Missing doublet model reexamined.

Abstract

We revisit the Missing Doublet Model (MDM) as a means to address the apparent difficulties of the minimal $SU(5)$ supergravity model in dealing with the doublet-triplet splitting problem, the prediction of $\alpha_3(M_Z)$, and the proton lifetime. We revamp the original MDM by extending its observable sector to include fields and interactions that naturally suppress the dimension-five proton decay operators and that allow see-saw neutrino masses. We also endow the model with a hidden sector which (via gaugino condensation) triggers supersymmetry breaking of the desired magnitude, and (via hidden matter condensation) yields a new dynamical intermediate scale for the right-handed neutrino masses ($\sim10^{10}\GeV$), and provides an effective Higgs mixing parameter $\mu$. The model is consistent with gauge coupling unification for experimentally acceptable values of $\alpha_3(M_Z)$, and with proton decay limits even for large values of $\tan\beta$. The right-handed neutrinos can be produced subsequent to inflation, and their out-of-equilibrium decays induce a lepton asymmetry which is later reprocessed (via sphaleron interactions) into a baryon asymmetry at the electroweak scale.
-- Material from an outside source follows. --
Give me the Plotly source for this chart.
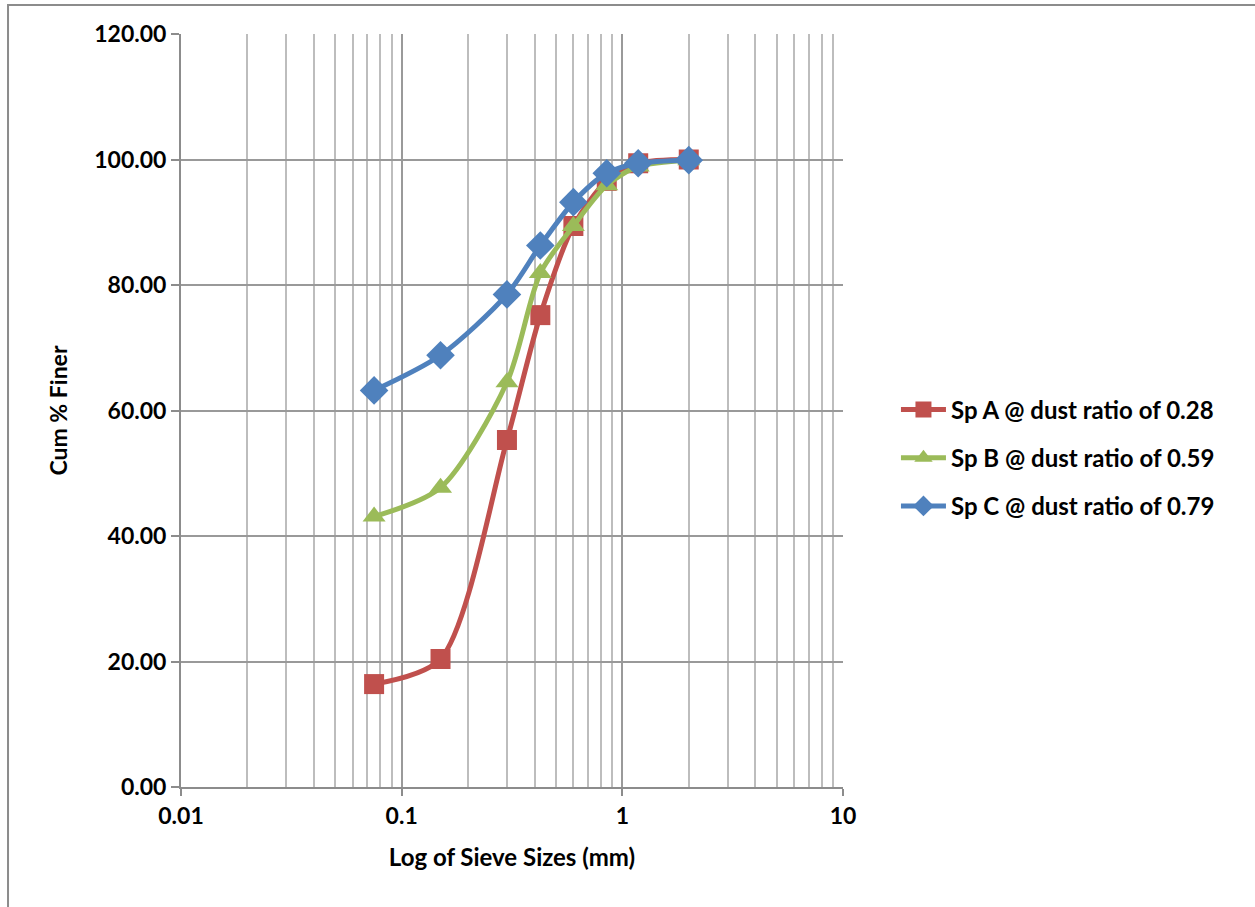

The resulting see-saw neutrino masses provide a candidate for the hot dark matter component of the Universe ($m_{\nu_\tau}\sim{\cal O}(10\eV)$) and are consistent with the MSW solution to the solar neutrino problem. We finally compare the features of this traditional GUT model with that of the readily string-derivable $SU(5)\times U(1)$ model, and discuss the prospects of deriving the revamped MDM from string theory.